It's interesting, because usually [address] would mean that the address is
optional.  However, I did some reading, and I found out that it is actually
complaining because you didn't give any "sym" value(s).

I guess that one thing that I think is worth consideration for change is the 
documentation of the :b command.  From Chapter 6 of the mdb manual:

[ addr ] ::bp [+/-dDestT] [*-c* cmd] [*-n* count] sym ...
addr :b [cmd ... ]

   Set a breakpoint at the specified locations. The ::bp dcmd sets a
   breakpoint at each address or symbol specified, including an
   optional address specified by an explicit expression preceding the
   dcmd, and each string or immediate value following the dcmd.

...

If the :b form of the dcmd is used, a breakpoint is only set at the virtual 
address specified by the expression preceding the dcmd.

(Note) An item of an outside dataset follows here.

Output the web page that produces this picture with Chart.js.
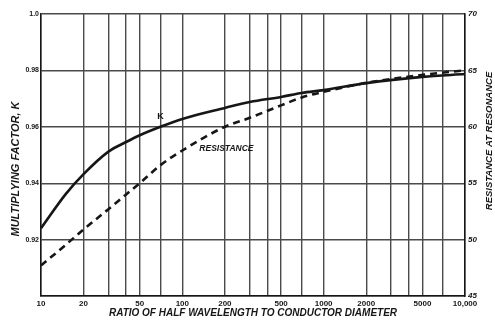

In this description, "addr" does not appear to be optional.  I guess, you are
saying that for all legacy commands that have arguments before the command, 
"dot"
is the actual argument, no matter what the documentation says, and what the
expression before the command really means is "set dot to this".  This is 
actually
documented in chapter 3, under "Commands".  If you look at it that way, this 
entry
sort of makes sense, because it is telling you that the :b command is going to
interpret the value of dot as an address.

I guess that the parsing of dcmds that start with :: is more complex.